En choyant ses alliés historiques, les Etats-Unis seront « en bien meilleure posture pour contrer les menaces posées par la Russie, l’Iran et la Corée du Nord et pour défendre la démocratie et les droits humains », a-t-il fait valoir. À l’égard de l’Europe, en revanche, la position américaine pourrait s’adoucir. Yellen a déjà pris langue avec l’UE pour discuter de l’épineux dossier de la fiscalité des géants du numérique.

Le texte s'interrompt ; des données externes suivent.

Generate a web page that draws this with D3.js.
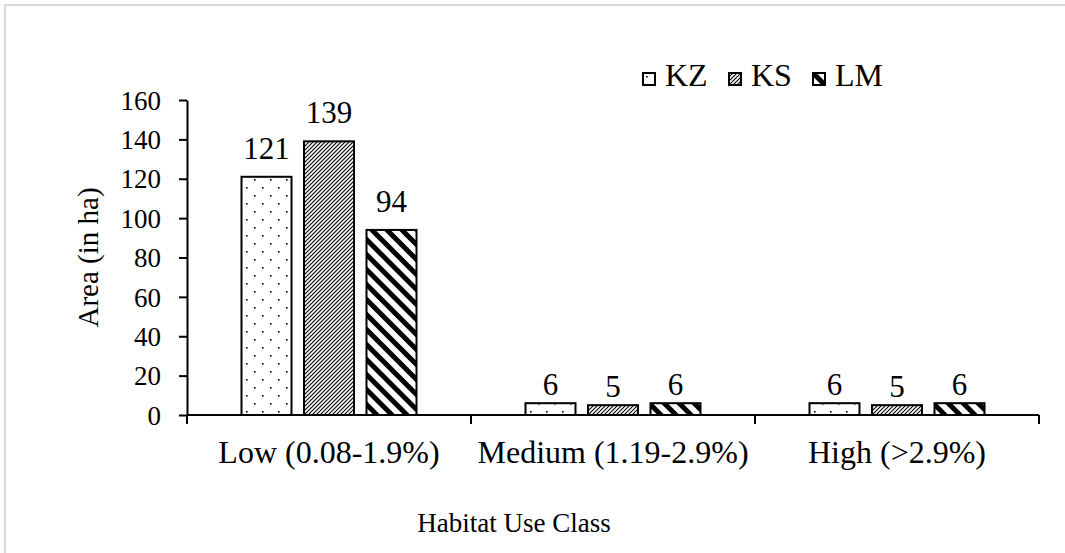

- Renouer un dialogue exigeant avec l’Iran.Durant son mandat, Donald Trump a plusieurs fois semblé au bord du conflit avec la république islamique. Il a claqué la porte de l’accord international sur le nucléaire et multiplié les sanctions à l’égard de Téhéran. Selon Antony Blinken, les Etats-Unis pourraient revenir dans l’accord « si l’Iran revient dans les clous » de ses engagements nucléaires dont il s’affranchit chaque jour un peu plus, et si l’entente internationale inclut le programme de missiles balistiques de l’Iran ainsi que ses « activités déstabilisatrices » au Moyen-Orient.
- Le retrait d’Afghanistan confirmé.« Je voudrais voir ce conflit s’achever avec un règlement négocié », a encore expliqué Lloyd Austin aux sénateurs, jugeant que « se focaliser sur les opérations antiterroristes à l’avenir serait utile ». En revanche, dans des réponses écrites à des questions d’élus, le futur chef du Pentagone a dit son intention de réexaminer les retraits militaires d’Allemagne et de Somalie voulus par Donald Trump.

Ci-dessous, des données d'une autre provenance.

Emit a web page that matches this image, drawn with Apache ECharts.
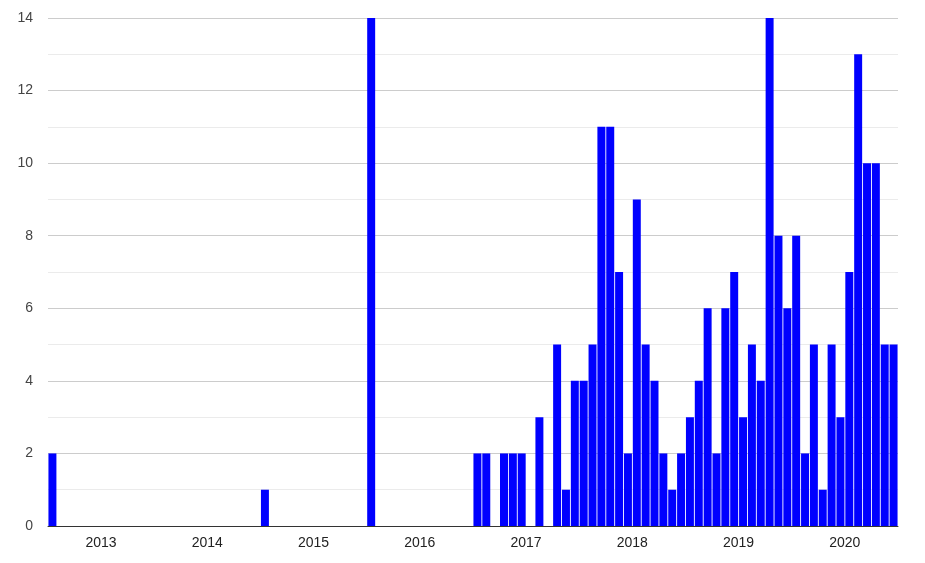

- En Israël, Jérusalem confortée, souhait de dialogue avec les Palestiniens.Le président Biden ne reviendra pas sur la reconnaissance de Jérusalem comme capitale d’Israël, selon son futur ministre des Affaires étrangères Antony Blinken. Alliés historiques mais vigilants d’Israël, les Etats-Unis ont accompli ce geste hautement politique en décembre 2017, puis transféré leur ambassade dans la ville sainte, au grand dam d’une partie de la communauté internationale qui a estimé que Donald Trump jetait de l’huile sur le feu. En avril dernier, Biden avait déjà annoncé qu’il ne déplacerait pas l’ambassade. Il s’était aussi dit prêt à rouvrir un consulat dans Jérusalem Est pour relancer le dialogue avec l’autorité palestinienne.
« Le président pense comme moi que la meilleure manière, peut-être la seule manière d’assurer à Israël son avenir en tant qu’État juif démocratique, et de donner aux Palestiniens l’État auquel ils ont droit, c’est la solution dite à deux États », a affirmé Blinken, qui ne voit cependant pas de solution à « court terme ».